Jim Walker had a great case of bug bites during summer 1995 field season.

Amira Fuller, 6 months old, also had some bug bites during summer 1995 field season.

Amira Fuller sits in her daddy's lap while he talks with Alia.

Wagon loaded with tibbin straw to the cut and mixed with local mud to create libbin (Arabic, mudbrick).

Windsock on the southeast corner of the dighouse blowing horizontal during 1988 fieldseason. The tough sandstorms almost always came from the south to north or east to west.

We flew a black flag (photographer's cloth) over the Tuneinir dighouse on June 10th of 2000 as a sign of respect for the Syrian people after it was learned that President Hafez a-Assad had died. The satellite dish was a "loaner" from our driver, Edward, who wanted to keep track of the news and sports.

Mosquito net rigged up over a typical bed, suitcase and nightstand in the student's rooms.

Abou Fared / Hasan Mammoo designed and supervised the construction of the mudbrick dighouse at Tell Tuneinir. He served as foreman of the excavation until his health made it impossible for him to leave his home in Aleppo. He has been recommended to us by other foreign missions; he was a man of great brilliance who easily spoke a dozen languages which made him invaluable. He was worked for many field seasons with the French mission at the site of Mari.

Amira Fuller rides on the motorcycle with the site guard, Ali, and his kids.

Amira Fuller (right) at age 1.5 years playing with the kids of Alia and Fatima.

Sonya (background) and Fatima (Fistem) work together to prepare a chicken dish for dinner in the dighouse kitchen.

Neathery and Fatima (Fistem) in the courtyard of the dighouse when Neathery was dressed to attend a village wedding.

Pat McWhorter enjoying ice cream at the bus station in Hasake, Syria.

Michael Fuller looks very serious as he records ethnohistorical data that was translated for him by Daoud.
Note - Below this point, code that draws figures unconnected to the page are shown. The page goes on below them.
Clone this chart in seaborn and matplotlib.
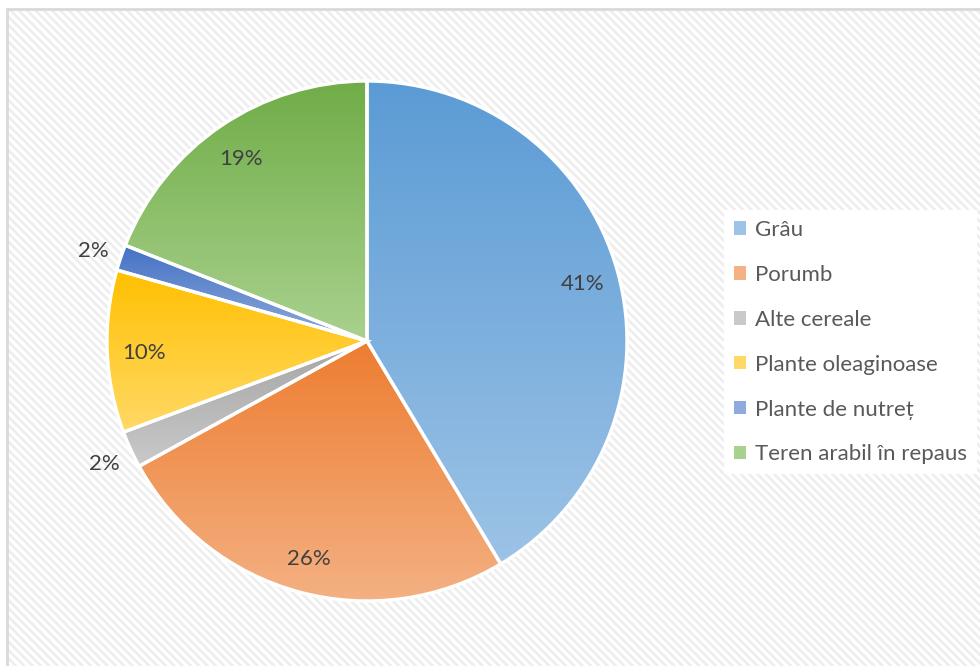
import numpy as np
import matplotlib
matplotlib.use("Agg")
import matplotlib.pyplot as plt
import seaborn as sns
from matplotlib.patches import Rectangle, Patch
from matplotlib.colors import LinearSegmentedColormap

sns.set_theme(style="white")
plt.rcParams['font.family'] = ['Lato', 'DejaVu Sans']
plt.rcParams['hatch.linewidth'] = 2.0

# --- data ---
categories = ['Grâu', 'Porumb', 'Alte cereale', 'Plante oleaginoase',
              'Plante de nutreț', 'Teren arabil în repaus']
shares = [41.4, 25.6, 2.3, 10.1, 1.6, 19.0]
pct_labels = ['41%', '26%', '2%', '10%', '2%', '19%']
top_colors = ['#5B9BD5', '#ED7D31', '#A5A5A5', '#FFC000', '#4472C4', '#70AD47']
bottom_colors = ['#9DC3E6', '#F4B183', '#C9C9C9', '#FFD966', '#8FAADC', '#A9D18E']

W, H = 980, 666
fig = plt.figure(figsize=(W / 100, H / 100), dpi=100)
fig.patch.set_facecolor('white')

# hatched chart area background with light border on top/left
bg = Rectangle((7 / W, -0.1), 1.2, (H - 9) / H + 0.1, transform=fig.transFigure,
               facecolor='white', edgecolor='#eeeeee', hatch='\\\\\\\\', linewidth=0,
               zorder=-5)
fig.add_artist(bg)
fig.add_artist(plt.Line2D([7 / W, 1], [(H - 9) / H] * 2, color='#d9d9d9', lw=2, zorder=-4))
fig.add_artist(plt.Line2D([7 / W] * 2, [0, (H - 9) / H], color='#d9d9d9', lw=2, zorder=-4))

# pie axes: centre (367, 341) px, radius 260 px
cx, cy, r = 367, 341, 260
ax = fig.add_axes([(cx - r) / W, (H - cy - r) / H, 2 * r / W, 2 * r / H])
ax.set_facecolor('none')
ax.set_zorder(2)

wedges, _ = ax.pie(shares, startangle=90, counterclock=False,
                   colors=top_colors, radius=1,
                   wedgeprops=dict(edgecolor='white', linewidth=2.4))

# vertical gradient inside each wedge
for w, c_top, c_bot in zip(wedges, top_colors, bottom_colors):
    ext = w.get_path().get_extents()
    cmap = LinearSegmentedColormap.from_list('g', [c_bot, c_top])
    grad = np.linspace(0, 1, 256).reshape(-1, 1)
    im = ax.imshow(grad, cmap=cmap, origin='lower', aspect='auto',
                   extent=[ext.x0, ext.x1, ext.y0, ext.y1], zorder=w.get_zorder() - 0.1)
    im.set_clip_path(w)
    w.set_facecolor('none')

# percentage labels
total = sum(shares)
start = 0.0
for val, lab in zip(shares, pct_labels):
    mid = (start + val / 2) / total * 2 * np.pi
    start += val
    dist = 1.11 if val < 5 else 0.86
    ax.text(dist * np.sin(mid), dist * np.cos(mid) - 0.01, lab, ha='center', va='center',
            fontsize=16, color='#404040')

ax.set_xlim(-1, 1)
ax.set_ylim(-1, 1)
ax.set_aspect('equal')
ax.axis('off')

handles = [Patch(facecolor=c, edgecolor='none') for c in bottom_colors]
leg = fig.legend(handles, categories, loc='upper left',
                 bbox_to_anchor=(724 / W, (H - 210) / H),
                 frameon=True, fontsize=16, labelcolor='#595959',
                 handlelength=0.55, handleheight=0.55, handletextpad=0.4,
                 labelspacing=1.12, borderpad=0.45, borderaxespad=0, fancybox=False)
leg.get_frame().set_facecolor('white')
leg.get_frame().set_edgecolor('none')
leg.get_frame().set_alpha(1)

fig.savefig('out.png', dpi=100)
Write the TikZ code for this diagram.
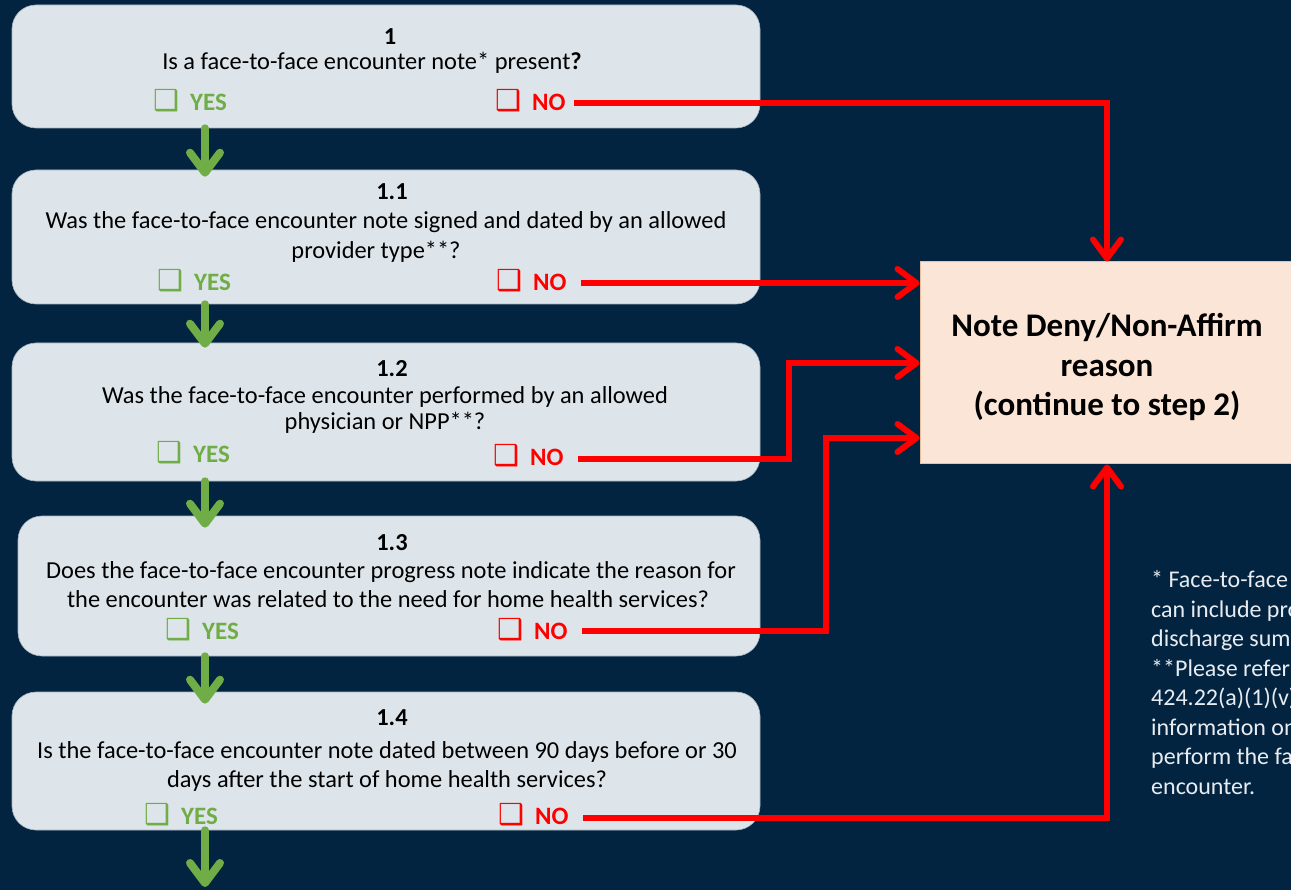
\documentclass[tikz,border=0pt]{standalone}
\usepackage{fontspec}
\setmainfont{Carlito}
\newfontfamily\symfont{DejaVu Sans}
\usetikzlibrary{arrows.meta,calc}
\definecolor{navy}{RGB}{2,36,64}
\definecolor{stepfill}{RGB}{222,229,234}
\definecolor{stepline}{RGB}{165,178,192}
\definecolor{okgreen}{RGB}{112,173,71}
\definecolor{nored}{RGB}{255,0,0}
\definecolor{denyfill}{RGB}{251,229,214}
\definecolor{denyline}{RGB}{232,192,160}
\definecolor{notetext}{RGB}{232,236,240}
% shadowed check box followed by its answer
\newcommand{\chk}[1]{\makebox[37pt][l]{\symfont\fontsize{29}{29}\selectfont ❑}#1}
\begin{document}
\begin{tikzpicture}[x=1pt,y=-1pt,
  stepbox/.style={draw=stepline, line width=0.6pt, fill=stepfill,
    rounded corners=24pt, minimum width=748pt, inner sep=0pt},
  numtxt/.style={font=\fontsize{24.4}{29}\selectfont\bfseries, text=black,
    inner sep=0pt, anchor=base},
  qtxt/.style={font=\fontsize{24.4}{29}\selectfont, text=black,
    inner sep=0pt, anchor=base},
  yesbox/.style={font=\fontsize{25}{29}\selectfont\bfseries, text=okgreen,
    inner sep=0pt, anchor=base west},
  nobox/.style={font=\fontsize{25}{29}\selectfont\bfseries, text=nored,
    inner sep=0pt, anchor=base west},
  goarrow/.style={draw=okgreen, line width=8pt, line cap=round,
    -{Straight Barb[length=20pt, width=30pt, line cap=round, line join=round]}},
  stoparrow/.style={draw=nored, line width=6pt, line join=miter,
    -{Straight Barb[length=19pt, width=28pt, line cap=round, line join=round]}},
]
% canvas
\useasboundingbox (0,0) rectangle (1291,890);
\fill[navy] (0,0) rectangle (1291,890);
\clip (0,0) rectangle (1291,890);

% question boxes
\node[stepbox, minimum height=123pt] (box1)  at (386,66.5) {};
\node[stepbox, minimum height=134pt] (box11) at (386,237) {};
\node[stepbox, minimum height=138pt] (box12) at (386,412) {};
\node[stepbox, minimum height=140pt, minimum width=742pt] (box13) at (389,586) {};
\node[stepbox, minimum height=138pt] (box14) at (386,761) {};

% outcome box
\node[draw=denyline, line width=1pt, fill=denyfill, minimum width=374pt,
  minimum height=202pt, inner sep=0pt] (deny) at (1107,363) {};
\node[align=center, inner sep=0pt, font=\fontsize{33}{39.5}\selectfont\bfseries]
  (denytxt) at (1107,367) {Note Deny/Non-Affirm\\reason\\(continue to step 2)};

% step 1
\node[numtxt] (n1) at (390,45) {1};
\node[qtxt] (q1) at (372,70) {Is a face-to-face encounter note* present\textbf{?}};
\node[yesbox] (yes1) at (153,111) {\chk{YES}};
\node[nobox] (no1) at (495,111) {\chk{NO}};

% step 1.1
\node[numtxt] (n11) at (392,200) {1.1};
\node[qtxt] (q11a) at (386,229) {Was the face-to-face encounter note signed and dated by an allowed};
\node[qtxt] (q11b) at (376,259) {provider type**?};
\node[yesbox] (yes11) at (157,291) {\chk{YES}};
\node[nobox] (no11) at (496,291) {\chk{NO}};

% step 1.2
\node[numtxt] (n12) at (392,377) {1.2};
\node[qtxt] (q12a) at (385,404) {Was the face-to-face encounter performed by an allowed};
\node[qtxt] (q12b) at (385,430) {physician or NPP**?};
\node[yesbox] (yes12) at (156,463) {\chk{YES}};
\node[nobox] (no12) at (493,466) {\chk{NO}};

% step 1.3
\node[numtxt] (n13) at (392,550) {1.3};
\node[qtxt] (q13a) at (391,578) {Does the face-to-face encounter progress note indicate the reason for};
\node[qtxt] (q13b) at (388,607) {the encounter was related to the need for home health services?};
\node[yesbox] (yes13) at (165,639) {\chk{YES}};
\node[nobox] (no13) at (497,639) {\chk{NO}};

% step 1.4
\node[numtxt] (n14) at (392,725) {1.4};
\node[qtxt] (q14a) at (387,758) {Is the face-to-face encounter note dated between 90 days before or 30};
\node[qtxt] (q14b) at (387,787) {days after the start of home health services?};
\node[yesbox] (yes14) at (144,824) {\chk{YES}};
\node[nobox] (no14) at (498,824) {\chk{NO}};

% footnotes (base anchor sits on the last line)
\node[anchor=base west, align=left, inner sep=0pt, text=notetext,
  font=\fontsize{24}{29.5}\selectfont] (notes) at (1151,794)
  {* Face-to-face encounter note\\can include progress notes,\\discharge summary, etc.\\**Please refer to 42 CFR\\424.22(a)(1)(v) for more\\information on who may\\perform the face-to-face\\encounter.};

% YES path
\coordinate (gx) at (205,0);
\coordinate (exit) at (205,887);
\draw[goarrow] (box1.south -| gx)  -- ($(box11.north -| gx)+(0,7)$);
\draw[goarrow] (box11.south -| gx) -- ($(box12.north -| gx)+(0,5)$);
\draw[goarrow] (box12.south -| gx) -- ($(box13.north -| gx)+(0,12)$);
\draw[goarrow] (box13.south -| gx) -- ($(box14.north -| gx)+(0,12)$);
\draw[goarrow] (box14.south -| gx) -- (exit);

% NO paths
\coordinate (j12) at ($(deny.west)+(-131,0)$);
\coordinate (j13) at ($(deny.west)+(-94,75)$);
\draw[stoparrow] ([xshift=8pt]no1.east |- 0,103) -| (deny.north);
\draw[stoparrow] ([xshift=14pt]no11.east |- 0,283) -- (deny.west |- 0,283);
\draw[stoparrow] ([xshift=14pt]no12.east |- 0,459) -| (j12) -- (deny.west);
\draw[stoparrow] ([xshift=14pt]no13.east |- 0,631) -| (j13) -- (j13 -| deny.west);
\draw[stoparrow] ([xshift=14pt]no14.east |- 0,818) -| (deny.south);
\end{tikzpicture}
\end{document}
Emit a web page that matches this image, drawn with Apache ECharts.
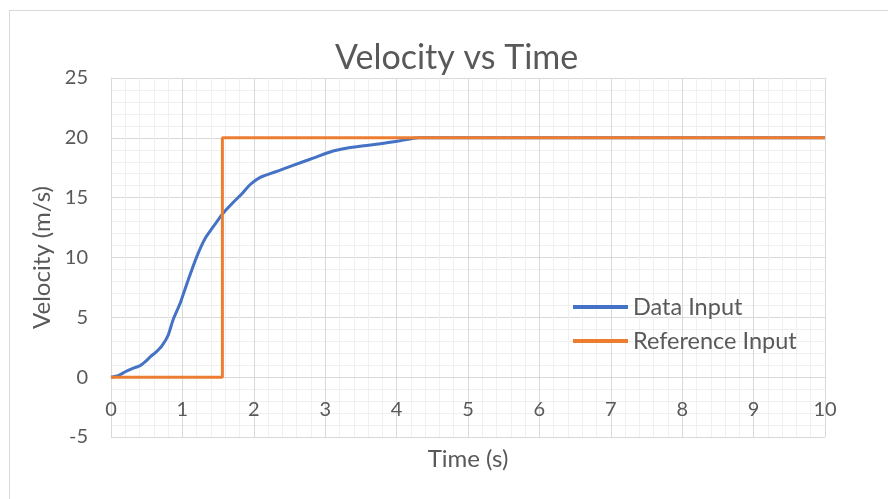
<!DOCTYPE html>
<html>
<head>
<meta charset="utf-8">
<script src="https://cdn.jsdelivr.net/npm/echarts@6/dist/echarts.min.js"></script>
<style>
html,body{margin:0;padding:0;background:#fff;overflow:hidden;}
#frame{position:absolute;left:9px;top:10px;width:900px;height:500px;border:1px solid #d9d9d9;box-sizing:border-box;}
#chart{position:absolute;left:0;top:0;width:888px;height:499px;}
</style>
</head>
<body>
<div id="frame"></div>
<div id="chart"></div>
<script>
const titleText = "Velocity vs Time";
const xAxisName = "Time (s)";
const yAxisName = "Velocity (m/s)";
const seriesNames = ["Data Input", "Reference Input"];

const dataTime = [0, 0.10, 0.20, 0.29, 0.41, 0.48, 0.55, 0.63, 0.71, 0.80, 0.87, 0.97, 1.08, 1.20, 1.32, 1.46, 1.53, 1.60, 1.71, 1.83, 1.95, 2.09, 2.37, 2.69, 2.83, 3.11, 3.35, 3.77, 4.05, 4.30, 10];
const dataVel  = [0, 0.13, 0.45, 0.70, 0.97, 1.30, 1.70, 2.10, 2.60, 3.50, 4.80, 6.20, 8.10, 10.05, 11.6, 12.8, 13.4, 13.9, 14.6, 15.3, 16.1, 16.7, 17.3, 18.0, 18.3, 18.9, 19.2, 19.5, 19.75, 20, 20];

const refTime = [0, 1.56, 1.56, 10];
const refVel  = [0, 0, 20, 20];

const xMin = 0, xMax = 10, xInterval = 1;
const yMin = -5, yMax = 25, yInterval = 5;

const font = "Lato, 'Open Sans', sans-serif";
const txt = "#595959";

const chart = echarts.init(document.getElementById('chart'), null, {renderer: 'canvas', width: 888, height: 499});
chart.setOption({
  animation: false,
  backgroundColor: 'transparent',
  title: {
    text: titleText, left: 330, top: 36,
    textStyle: {fontFamily: font, fontSize: 34, fontWeight: 'normal', color: txt}
  },
  legend: {
    orient: 'vertical', left: 568, top: 290, itemGap: 10,
    itemWidth: 55, itemHeight: 4,
    icon: 'rect',
    textStyle: {fontFamily: font, fontSize: 23.5, color: txt},
    data: seriesNames
  },
  grid: {left: 111, right: 63, top: 78, bottom: 62, containLabel: false, outerBoundsMode: 'none'},
  xAxis: {
    type: 'value', min: xMin, max: xMax, interval: xInterval,
    offset: -60,
    name: xAxisName, nameLocation: 'middle', nameGap: 70, nameMoveOverlap: false,
    nameTextStyle: {fontFamily: font, fontSize: 24, color: txt},
    axisLine: {show: true, onZero: false, lineStyle: {color: '#d9d9d9', width: 1}},
    axisTick: {show: false},
    axisLabel: {fontFamily: font, fontSize: 20, color: txt, margin: 23},
    splitLine: {show: true, lineStyle: {color: '#d9d9d9', width: 1}},
    minorTick: {show: false, splitNumber: 5},
    minorSplitLine: {show: true, lineStyle: {color: '#f0f0f0', width: 1}}
  },
  yAxis: {
    type: 'value', min: yMin, max: yMax, interval: yInterval,
    name: yAxisName, nameLocation: 'middle', nameGap: 57,
    nameTextStyle: {fontFamily: font, fontSize: 24, color: txt},
    axisLine: {show: true, onZero: false, lineStyle: {color: '#d9d9d9', width: 1}},
    axisTick: {show: false},
    axisLabel: {fontFamily: font, fontSize: 20, color: txt, margin: 23},
    splitLine: {show: true, lineStyle: {color: '#d9d9d9', width: 1}},
    minorTick: {show: false, splitNumber: 5},
    minorSplitLine: {show: true, lineStyle: {color: '#f0f0f0', width: 1}}
  },
  series: [
    {
      name: seriesNames[0], type: 'line', showSymbol: false, smooth: 0.2,
      color: '#4472C4',
      lineStyle: {width: 3, color: '#4472C4'},
      data: dataTime.map((t, i) => [t, dataVel[i]]),
      z: 2
    },
    {
      name: seriesNames[1], type: 'line', showSymbol: false,
      color: '#ED7D31',
      lineStyle: {width: 3, color: '#ED7D31'},
      data: refTime.map((t, i) => [t, refVel[i]]),
      z: 3
    }
  ]
});
</script>
</body>
</html>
Many people visited the Tell Tuneinir digs while we were working in the field. This was a group of visitors from St. Louis including Dean Sharon McPherron, Tom McPherron, Professor Roland Haun, Judge Cohen (with camera), Marsha Cohen, and Ettus Hiatt (who booked the airplane tickets for almost every season of the excavations). Our friend and Syria guide, Giath Abdullah (stripped shirt) wonders what could be so interesting in an Early Bronze Age profile where Professor Fuller is pointing.

Payday during first field season, 1987. Abu Fareed Mahmo is wearing the white t-shirt and was arguing with workmen who desired more pay. Michael sits (with a sweat soaked blue work shirt) next to John Lazar from the Hasake Office of the Department of Antiquities. The man in the foreground with the red Kafia is the site guard, Mohammed Hamed.

The only way to get clean and cool during the summer heat of 1987 was to swim in the Habur River. That stopped in 1988 when we learned that the hospital in Hasake dumped all its waste into the river, upstream of our excavation.